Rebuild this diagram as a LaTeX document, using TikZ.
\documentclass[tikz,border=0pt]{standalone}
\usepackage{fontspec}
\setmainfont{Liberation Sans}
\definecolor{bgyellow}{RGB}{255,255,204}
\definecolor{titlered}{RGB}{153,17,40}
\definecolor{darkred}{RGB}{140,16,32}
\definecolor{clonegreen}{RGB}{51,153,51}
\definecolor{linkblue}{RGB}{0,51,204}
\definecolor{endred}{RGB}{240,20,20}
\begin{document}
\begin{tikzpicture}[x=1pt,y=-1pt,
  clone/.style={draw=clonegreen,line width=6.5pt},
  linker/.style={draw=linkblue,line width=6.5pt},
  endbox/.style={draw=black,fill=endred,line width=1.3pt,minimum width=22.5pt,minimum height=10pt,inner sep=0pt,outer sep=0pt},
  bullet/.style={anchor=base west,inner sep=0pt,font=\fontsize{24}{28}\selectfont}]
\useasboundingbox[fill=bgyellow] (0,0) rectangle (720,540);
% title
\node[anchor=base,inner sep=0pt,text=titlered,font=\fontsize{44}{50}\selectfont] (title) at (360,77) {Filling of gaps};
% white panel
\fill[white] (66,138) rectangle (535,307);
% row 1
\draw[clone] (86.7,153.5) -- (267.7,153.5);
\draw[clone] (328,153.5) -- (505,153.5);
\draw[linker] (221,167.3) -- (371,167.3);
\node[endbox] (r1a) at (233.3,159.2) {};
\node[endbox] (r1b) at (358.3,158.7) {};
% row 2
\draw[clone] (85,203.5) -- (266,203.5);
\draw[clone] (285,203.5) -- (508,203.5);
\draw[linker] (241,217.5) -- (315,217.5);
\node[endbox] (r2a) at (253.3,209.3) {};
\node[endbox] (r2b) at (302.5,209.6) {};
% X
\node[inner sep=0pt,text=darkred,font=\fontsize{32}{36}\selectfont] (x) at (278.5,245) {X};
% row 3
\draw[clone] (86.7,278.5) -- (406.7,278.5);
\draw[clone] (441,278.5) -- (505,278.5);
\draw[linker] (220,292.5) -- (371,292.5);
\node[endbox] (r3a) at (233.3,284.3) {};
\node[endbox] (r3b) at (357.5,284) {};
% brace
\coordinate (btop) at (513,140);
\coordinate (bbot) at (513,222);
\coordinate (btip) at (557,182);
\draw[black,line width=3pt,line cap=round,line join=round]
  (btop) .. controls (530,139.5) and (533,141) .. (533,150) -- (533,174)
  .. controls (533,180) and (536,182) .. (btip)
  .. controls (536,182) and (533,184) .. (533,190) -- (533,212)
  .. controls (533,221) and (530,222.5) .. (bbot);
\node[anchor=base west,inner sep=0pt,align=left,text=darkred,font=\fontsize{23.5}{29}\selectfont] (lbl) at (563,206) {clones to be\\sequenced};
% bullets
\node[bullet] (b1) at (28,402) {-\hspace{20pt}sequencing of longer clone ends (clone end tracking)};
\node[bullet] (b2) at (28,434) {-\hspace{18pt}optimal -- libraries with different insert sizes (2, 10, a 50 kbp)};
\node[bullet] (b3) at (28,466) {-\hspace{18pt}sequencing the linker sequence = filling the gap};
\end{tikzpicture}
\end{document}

^^^^^^^^^^^^^^^^

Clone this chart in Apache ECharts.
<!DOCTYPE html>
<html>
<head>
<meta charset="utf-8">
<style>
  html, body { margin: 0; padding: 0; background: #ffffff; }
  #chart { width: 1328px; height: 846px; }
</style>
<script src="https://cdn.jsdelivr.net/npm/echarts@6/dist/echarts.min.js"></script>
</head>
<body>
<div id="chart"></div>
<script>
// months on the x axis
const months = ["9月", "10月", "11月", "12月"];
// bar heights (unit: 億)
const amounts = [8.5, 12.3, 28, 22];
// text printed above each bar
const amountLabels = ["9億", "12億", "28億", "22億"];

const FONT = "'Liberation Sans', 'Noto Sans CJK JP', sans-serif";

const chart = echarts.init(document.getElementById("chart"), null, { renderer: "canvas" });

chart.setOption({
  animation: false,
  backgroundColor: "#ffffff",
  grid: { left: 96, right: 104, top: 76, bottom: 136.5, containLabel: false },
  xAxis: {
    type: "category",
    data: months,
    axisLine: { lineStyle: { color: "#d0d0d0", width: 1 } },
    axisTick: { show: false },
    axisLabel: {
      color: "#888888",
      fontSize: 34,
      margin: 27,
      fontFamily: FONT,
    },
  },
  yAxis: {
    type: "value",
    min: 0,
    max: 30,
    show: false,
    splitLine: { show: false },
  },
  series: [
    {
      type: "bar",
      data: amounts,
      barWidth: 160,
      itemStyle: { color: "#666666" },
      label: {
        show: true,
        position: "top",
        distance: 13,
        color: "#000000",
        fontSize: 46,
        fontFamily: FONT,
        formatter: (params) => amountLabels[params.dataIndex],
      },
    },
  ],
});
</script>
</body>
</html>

^^^^^^^^^^^^^^^^

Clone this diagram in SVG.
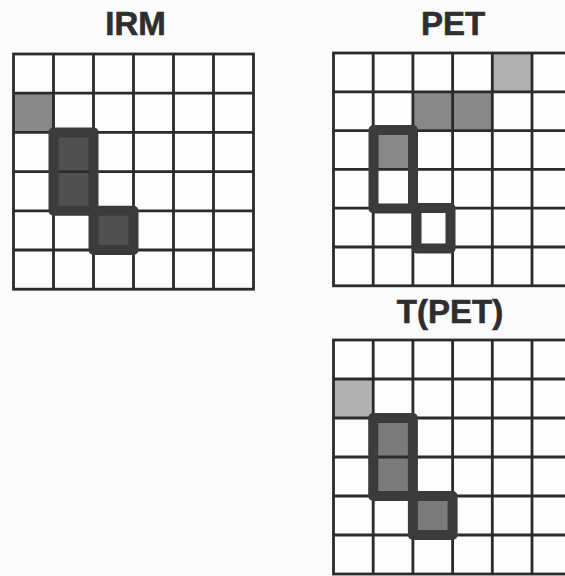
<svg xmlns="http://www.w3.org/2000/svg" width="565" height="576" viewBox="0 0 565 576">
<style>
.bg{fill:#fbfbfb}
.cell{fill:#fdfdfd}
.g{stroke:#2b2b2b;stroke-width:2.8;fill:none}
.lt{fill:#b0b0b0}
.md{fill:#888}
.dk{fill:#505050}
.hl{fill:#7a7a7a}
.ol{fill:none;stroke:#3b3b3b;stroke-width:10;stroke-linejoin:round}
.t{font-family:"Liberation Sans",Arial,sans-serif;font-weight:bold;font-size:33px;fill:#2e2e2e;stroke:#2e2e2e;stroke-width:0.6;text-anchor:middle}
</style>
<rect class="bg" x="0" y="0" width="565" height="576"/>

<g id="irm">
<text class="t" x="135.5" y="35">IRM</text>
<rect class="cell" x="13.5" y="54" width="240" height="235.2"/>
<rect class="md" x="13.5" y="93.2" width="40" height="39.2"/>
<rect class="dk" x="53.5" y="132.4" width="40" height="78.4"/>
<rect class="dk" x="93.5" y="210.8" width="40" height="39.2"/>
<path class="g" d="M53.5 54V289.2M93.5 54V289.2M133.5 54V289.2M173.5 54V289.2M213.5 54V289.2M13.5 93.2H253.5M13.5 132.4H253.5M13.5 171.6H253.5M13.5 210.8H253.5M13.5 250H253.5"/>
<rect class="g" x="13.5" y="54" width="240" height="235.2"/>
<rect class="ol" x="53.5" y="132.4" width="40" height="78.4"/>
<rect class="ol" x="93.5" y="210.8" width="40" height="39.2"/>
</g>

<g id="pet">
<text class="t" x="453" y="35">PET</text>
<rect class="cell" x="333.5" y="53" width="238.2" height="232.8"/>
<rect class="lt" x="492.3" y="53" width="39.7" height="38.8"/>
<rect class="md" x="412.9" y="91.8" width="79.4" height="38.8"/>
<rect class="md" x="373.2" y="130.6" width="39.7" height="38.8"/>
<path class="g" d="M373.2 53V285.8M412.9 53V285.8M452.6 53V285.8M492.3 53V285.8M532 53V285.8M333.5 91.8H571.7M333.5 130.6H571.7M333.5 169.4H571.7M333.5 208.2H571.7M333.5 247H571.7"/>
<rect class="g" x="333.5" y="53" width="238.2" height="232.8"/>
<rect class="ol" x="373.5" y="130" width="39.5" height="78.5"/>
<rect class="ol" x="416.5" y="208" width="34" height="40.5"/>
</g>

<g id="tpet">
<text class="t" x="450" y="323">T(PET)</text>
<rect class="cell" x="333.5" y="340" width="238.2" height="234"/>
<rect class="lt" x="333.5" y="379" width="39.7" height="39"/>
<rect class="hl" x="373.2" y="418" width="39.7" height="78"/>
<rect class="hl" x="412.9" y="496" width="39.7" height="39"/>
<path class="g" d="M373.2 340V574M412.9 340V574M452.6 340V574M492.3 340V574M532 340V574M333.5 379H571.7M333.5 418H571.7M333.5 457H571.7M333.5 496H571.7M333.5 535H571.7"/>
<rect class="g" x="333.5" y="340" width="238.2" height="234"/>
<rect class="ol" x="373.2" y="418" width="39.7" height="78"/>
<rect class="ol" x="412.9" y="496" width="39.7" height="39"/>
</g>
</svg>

^^^^^^^^^^^^^^^^

* Goal *
Which lines include "this"? Copy each of them out.

* Correct answer *
Rebuild this diagram as a LaTeX document, using TikZ.
Clone this chart in Apache ECharts.
Clone this diagram in SVG.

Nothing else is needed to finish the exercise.